| > Physicists tend to like the many worlds interpretations. According to Sean Carroll, this is because if you 'buy' the mathematics of the wavefunction, even before collapse you already have to accept "many worlds" at the quantum level. "many worlds" for them simply means superposition/linear combinations. After all, if you already accept "superposition" at the level of quantum states, you don't have to invoke anything new to deal with so-called "collapse", if everything simply stays as superpositions i.e. linear combinations. Or, in other words, if you assume classical behavior first, and you need to get that out of superpositions at the quantum level, you need wavefunction collapse. but if you start with superpositions at the quantum level, you already have superpositions, and then classical behavior can simply be derived from locating yourself in one of those superpositions. Explained this way, "many worlds" doesn't seem so shocking, if you have already resigned yourself to quantum level superpositions.

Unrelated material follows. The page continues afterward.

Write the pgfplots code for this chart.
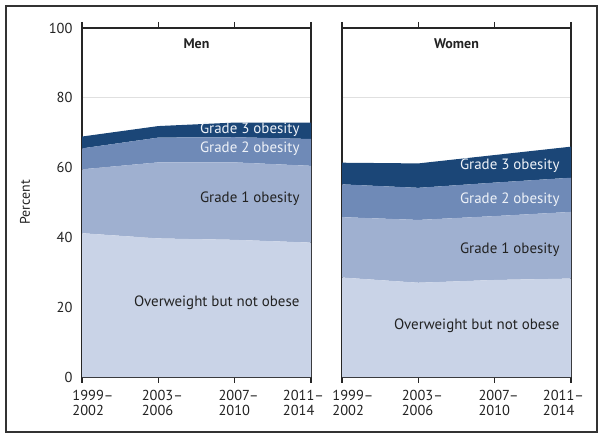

I think of many worlds as kind of a literal interpretation that quantum superpositions are fundamentally real, as opposed to quantum superpositions merely being a very accurate mathematical model. (Most scientists think QM represents something real instead of some lucky equations.) |
All three interpretations of QM 'accept' superposition, construed as a mathematical construct. What's at issue is how this mathematical construct maps onto reality.
If you mean something more by 'accepting superposition', you have to spell out what that is. And doing that just leads you right back to the three different interpretations.